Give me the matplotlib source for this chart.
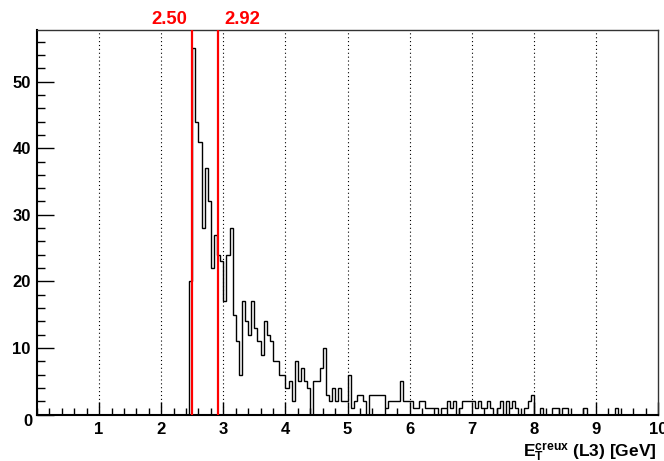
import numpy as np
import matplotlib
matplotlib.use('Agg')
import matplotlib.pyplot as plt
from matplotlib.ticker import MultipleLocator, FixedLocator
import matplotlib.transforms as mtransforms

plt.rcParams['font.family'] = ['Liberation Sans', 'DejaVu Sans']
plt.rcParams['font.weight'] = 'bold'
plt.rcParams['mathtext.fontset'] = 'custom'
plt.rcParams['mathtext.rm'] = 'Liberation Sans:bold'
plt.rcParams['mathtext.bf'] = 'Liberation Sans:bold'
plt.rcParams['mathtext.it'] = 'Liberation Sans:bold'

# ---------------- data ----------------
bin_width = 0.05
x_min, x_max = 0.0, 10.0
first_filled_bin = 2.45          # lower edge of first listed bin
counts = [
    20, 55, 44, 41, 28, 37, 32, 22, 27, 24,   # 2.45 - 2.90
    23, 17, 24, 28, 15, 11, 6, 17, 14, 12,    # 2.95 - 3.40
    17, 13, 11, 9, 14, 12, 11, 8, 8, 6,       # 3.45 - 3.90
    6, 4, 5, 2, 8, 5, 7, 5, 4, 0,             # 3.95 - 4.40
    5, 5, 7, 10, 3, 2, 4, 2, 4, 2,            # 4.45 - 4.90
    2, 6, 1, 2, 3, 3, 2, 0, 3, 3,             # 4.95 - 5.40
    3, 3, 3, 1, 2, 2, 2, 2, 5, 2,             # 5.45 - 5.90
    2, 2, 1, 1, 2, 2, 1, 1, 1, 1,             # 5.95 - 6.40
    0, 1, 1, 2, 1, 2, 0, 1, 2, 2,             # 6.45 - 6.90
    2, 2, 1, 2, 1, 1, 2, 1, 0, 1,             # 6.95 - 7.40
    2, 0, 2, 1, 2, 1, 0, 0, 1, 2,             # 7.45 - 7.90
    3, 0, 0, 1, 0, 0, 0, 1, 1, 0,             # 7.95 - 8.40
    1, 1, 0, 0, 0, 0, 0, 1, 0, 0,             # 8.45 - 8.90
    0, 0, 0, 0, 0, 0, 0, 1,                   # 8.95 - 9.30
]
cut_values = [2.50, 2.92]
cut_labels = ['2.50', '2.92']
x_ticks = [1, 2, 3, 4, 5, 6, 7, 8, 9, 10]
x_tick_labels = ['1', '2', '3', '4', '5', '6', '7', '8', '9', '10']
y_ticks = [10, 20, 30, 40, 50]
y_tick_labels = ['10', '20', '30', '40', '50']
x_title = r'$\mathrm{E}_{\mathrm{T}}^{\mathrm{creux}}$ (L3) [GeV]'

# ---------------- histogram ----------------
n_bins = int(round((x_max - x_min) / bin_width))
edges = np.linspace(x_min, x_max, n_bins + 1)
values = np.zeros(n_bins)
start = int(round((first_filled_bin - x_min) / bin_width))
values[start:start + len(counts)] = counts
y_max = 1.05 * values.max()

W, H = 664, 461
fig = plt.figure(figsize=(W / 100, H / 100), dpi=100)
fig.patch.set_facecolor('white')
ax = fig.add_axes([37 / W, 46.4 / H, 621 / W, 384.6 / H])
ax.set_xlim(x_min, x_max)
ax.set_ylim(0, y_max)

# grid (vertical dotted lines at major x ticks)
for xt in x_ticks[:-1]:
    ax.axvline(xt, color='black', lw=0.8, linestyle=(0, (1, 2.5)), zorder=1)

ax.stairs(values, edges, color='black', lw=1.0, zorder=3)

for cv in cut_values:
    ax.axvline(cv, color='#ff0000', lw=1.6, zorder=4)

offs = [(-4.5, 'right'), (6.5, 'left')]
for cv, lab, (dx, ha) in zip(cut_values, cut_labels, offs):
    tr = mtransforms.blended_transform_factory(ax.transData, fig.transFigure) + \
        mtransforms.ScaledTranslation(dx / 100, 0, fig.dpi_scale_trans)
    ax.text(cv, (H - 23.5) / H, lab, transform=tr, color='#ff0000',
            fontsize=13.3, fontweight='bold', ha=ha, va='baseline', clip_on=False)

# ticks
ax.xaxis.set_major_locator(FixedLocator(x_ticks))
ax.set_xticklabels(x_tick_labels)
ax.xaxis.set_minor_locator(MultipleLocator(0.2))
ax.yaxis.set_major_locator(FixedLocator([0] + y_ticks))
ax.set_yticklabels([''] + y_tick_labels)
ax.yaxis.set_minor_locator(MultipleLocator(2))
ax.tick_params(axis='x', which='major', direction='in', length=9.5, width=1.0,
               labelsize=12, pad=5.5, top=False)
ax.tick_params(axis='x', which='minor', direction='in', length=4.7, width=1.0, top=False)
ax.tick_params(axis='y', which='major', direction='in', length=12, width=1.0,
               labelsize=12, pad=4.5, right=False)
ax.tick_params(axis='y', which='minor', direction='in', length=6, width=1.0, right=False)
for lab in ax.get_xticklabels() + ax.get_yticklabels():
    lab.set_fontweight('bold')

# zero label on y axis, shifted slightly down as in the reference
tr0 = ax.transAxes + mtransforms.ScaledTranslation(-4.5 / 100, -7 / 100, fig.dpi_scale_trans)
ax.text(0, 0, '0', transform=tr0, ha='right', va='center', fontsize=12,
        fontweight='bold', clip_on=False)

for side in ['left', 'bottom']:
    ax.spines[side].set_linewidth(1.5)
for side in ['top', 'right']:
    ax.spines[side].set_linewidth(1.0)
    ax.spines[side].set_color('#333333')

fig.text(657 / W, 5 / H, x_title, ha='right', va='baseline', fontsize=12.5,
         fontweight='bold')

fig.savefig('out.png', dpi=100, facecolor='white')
===============
_Exercise prompt:_
Look through the material above and work out how many of its lines contain "matplotlib". State the number only.

_Solution for this exercise:_
6